Data excerpt:
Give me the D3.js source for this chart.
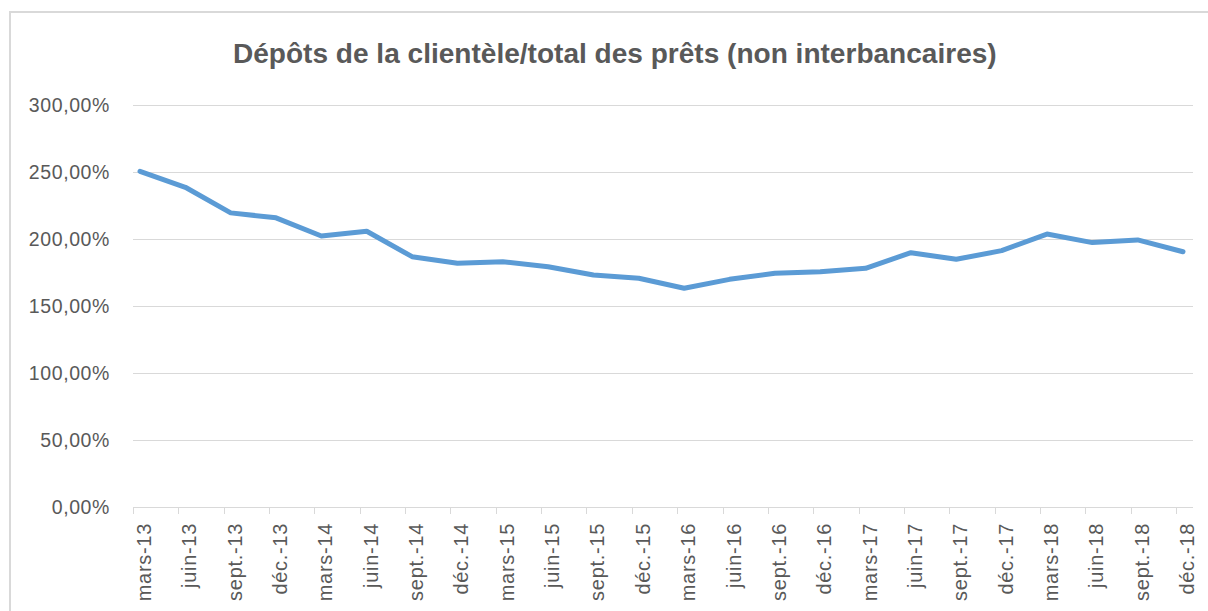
<!DOCTYPE html>
<html>
<head>
<meta charset="utf-8">
<script src="https://cdn.jsdelivr.net/npm/d3@7/dist/d3.min.js"></script>
<style>
  body { margin: 0; background: #fff; }
  text { font-family: "Liberation Sans", Arial, sans-serif; fill: #595959; }
</style>
</head>
<body>
<div id="chart"></div>
<script>
// quarterly labels
var categories = ["mars-13","juin-13","sept.-13","déc.-13",
                  "mars-14","juin-14","sept.-14","déc.-14",
                  "mars-15","juin-15","sept.-15","déc.-15",
                  "mars-16","juin-16","sept.-16","déc.-16",
                  "mars-17","juin-17","sept.-17","déc.-17",
                  "mars-18","juin-18","sept.-18","déc.-18"];

// ratio in %
var ratio = [250.5, 238.6, 219.5, 215.8,
             202.2, 205.8, 186.8, 181.9,
             183.0, 179.3, 173.1, 170.7,
             163.2, 169.9, 174.4, 175.6,
             178.1, 189.8, 184.9, 191.3,
             203.7, 197.3, 199.3, 190.5];

var yTicks = [0, 50, 100, 150, 200, 250, 300];
var title = "Dépôts de la clientèle/total des prêts (non interbancaires)";

var W = 1208, H = 611;
var grid = { left: 133, right: 1193, top: 105, bottom: 507 };

var svg = d3.select("#chart").append("svg")
  .attr("width", W)
  .attr("height", H);

svg.append("rect").attr("width", W).attr("height", H).attr("fill", "#fff");

// chart frame (only top + left visible in the crop)
svg.append("path")
  .attr("d", "M10," + H + "V12H" + W)
  .attr("fill", "none")
  .attr("stroke", "#d9d9d9")
  .attr("stroke-width", 2);

var x = d3.scalePoint()
  .domain(categories)
  .range([140, 1183]);

var y = d3.scaleLinear()
  .domain([0, 300])
  .range([grid.bottom, grid.top]);

var fmt = function(d){ return d3.format(".2f")(d).replace(".", ",") + "%"; };

// gridlines
svg.append("g").selectAll("line")
  .data(yTicks)
  .enter().append("line")
    .attr("x1", grid.left)
    .attr("x2", grid.right)
    .attr("y1", function(d){ return Math.round(y(d)) + 0.5; })
    .attr("y2", function(d){ return Math.round(y(d)) + 0.5; })
    .attr("stroke", "#d9d9d9")
    .attr("stroke-width", 1);

// y labels
svg.append("g").selectAll("text")
  .data(yTicks)
  .enter().append("text")
    .attr("x", 110)
    .attr("y", function(d){ return y(d); })
    .attr("dy", "0.35em")
    .attr("text-anchor", "end")
    .style("font-size", "19.5px")
    .style("letter-spacing", "0.6px")
    .text(fmt);

// x tick marks
svg.append("g").selectAll("line")
  .data(categories)
  .enter().append("line")
    .attr("x1", function(d){ return Math.round(x(d) - 7) + 0.5; })
    .attr("x2", function(d){ return Math.round(x(d) - 7) + 0.5; })
    .attr("y1", grid.bottom)
    .attr("y2", grid.bottom + 7)
    .attr("stroke", "#d9d9d9");

// x labels
svg.append("g").selectAll("text")
  .data(categories)
  .enter().append("text")
    .attr("transform", function(d){ return "translate(" + (x(d) + 4) + ",523) rotate(-90)"; })
    .attr("dy", "0.35em")
    .attr("text-anchor", "end")
    .style("font-size", "20px")
    .style("letter-spacing", "0.7px")
    .text(function(d){ return d; });

// series line
var line = d3.line()
  .x(function(d, i){ return x(categories[i]); })
  .y(function(d){ return y(d); });

svg.append("path")
  .datum(ratio)
  .attr("d", line)
  .attr("fill", "none")
  .attr("stroke", "#5b9bd5")
  .attr("stroke-width", 5)
  .attr("stroke-linejoin", "round")
  .attr("stroke-linecap", "round");

// title, sized to the reference width
var t = svg.append("text")
  .attr("x", 233)
  .attr("y", 63)
  .style("font-size", "24px")
  .style("font-weight", "bold")
  .text(title);
var tw = t.node().getComputedTextLength();
t.style("font-size", (24 * 764 / tw).toFixed(2) + "px");
</script>
</body>
</html>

Exercise prompt: Word for word, quote the full listing, omitting every picture.

Output for this exercise:
Give me the D3.js source for this chart.
<!DOCTYPE html>
<html>
<head>
<meta charset="utf-8">
<script src="https://cdn.jsdelivr.net/npm/d3@7/dist/d3.min.js"></script>
<style>
  body { margin: 0; background: #fff; }
  text { font-family: "Liberation Sans", Arial, sans-serif; fill: #595959; }
</style>
</head>
<body>
<div id="chart"></div>
<script>
// quarterly labels
var categories = ["mars-13","juin-13","sept.-13","déc.-13",
                  "mars-14","juin-14","sept.-14","déc.-14",
                  "mars-15","juin-15","sept.-15","déc.-15",
                  "mars-16","juin-16","sept.-16","déc.-16",
                  "mars-17","juin-17","sept.-17","déc.-17",
                  "mars-18","juin-18","sept.-18","déc.-18"];

// ratio in %
var ratio = [250.5, 238.6, 219.5, 215.8,
             202.2, 205.8, 186.8, 181.9,
             183.0, 179.3, 173.1, 170.7,
             163.2, 169.9, 174.4, 175.6,
             178.1, 189.8, 184.9, 191.3,
             203.7, 197.3, 199.3, 190.5];

var yTicks = [0, 50, 100, 150, 200, 250, 300];
var title = "Dépôts de la clientèle/total des prêts (non interbancaires)";

var W = 1208, H = 611;
var grid = { left: 133, right: 1193, top: 105, bottom: 507 };

var svg = d3.select("#chart").append("svg")
  .attr("width", W)
  .attr("height", H);

svg.append("rect").attr("width", W).attr("height", H).attr("fill", "#fff");

// chart frame (only top + left visible in the crop)
svg.append("path")
  .attr("d", "M10," + H + "V12H" + W)
  .attr("fill", "none")
  .attr("stroke", "#d9d9d9")
  .attr("stroke-width", 2);

var x = d3.scalePoint()
  .domain(categories)
  .range([140, 1183]);

var y = d3.scaleLinear()
  .domain([0, 300])
  .range([grid.bottom, grid.top]);

var fmt = function(d){ return d3.format(".2f")(d).replace(".", ",") + "%"; };

// gridlines
svg.append("g").selectAll("line")
  .data(yTicks)
  .enter().append("line")
    .attr("x1", grid.left)
    .attr("x2", grid.right)
    .attr("y1", function(d){ return Math.round(y(d)) + 0.5; })
    .attr("y2", function(d){ return Math.round(y(d)) + 0.5; })
    .attr("stroke", "#d9d9d9")
    .attr("stroke-width", 1);

// y labels
svg.append("g").selectAll("text")
  .data(yTicks)
  .enter().append("text")
    .attr("x", 110)
    .attr("y", function(d){ return y(d); })
    .attr("dy", "0.35em")
    .attr("text-anchor", "end")
    .style("font-size", "19.5px")
    .style("letter-spacing", "0.6px")
    .text(fmt);

// x tick marks
svg.append("g").selectAll("line")
  .data(categories)
  .enter().append("line")
    .attr("x1", function(d){ return Math.round(x(d) - 7) + 0.5; })
    .attr("x2", function(d){ return Math.round(x(d) - 7) + 0.5; })
    .attr("y1", grid.bottom)
    .attr("y2", grid.bottom + 7)
    .attr("stroke", "#d9d9d9");

// x labels
svg.append("g").selectAll("text")
  .data(categories)
  .enter().append("text")
    .attr("transform", function(d){ return "translate(" + (x(d) + 4) + ",523) rotate(-90)"; })
    .attr("dy", "0.35em")
    .attr("text-anchor", "end")
    .style("font-size", "20px")
    .style("letter-spacing", "0.7px")
    .text(function(d){ return d; });

// series line
var line = d3.line()
  .x(function(d, i){ return x(categories[i]); })
  .y(function(d){ return y(d); });

svg.append("path")
  .datum(ratio)
  .attr("d", line)
  .attr("fill", "none")
  .attr("stroke", "#5b9bd5")
  .attr("stroke-width", 5)
  .attr("stroke-linejoin", "round")
  .attr("stroke-linecap", "round");

// title, sized to the reference width
var t = svg.append("text")
  .attr("x", 233)
  .attr("y", 63)
  .style("font-size", "24px")
  .style("font-weight", "bold")
  .text(title);
var tw = t.node().getComputedTextLength();
t.style("font-size", (24 * 764 / tw).toFixed(2) + "px");
</script>
</body>
</html>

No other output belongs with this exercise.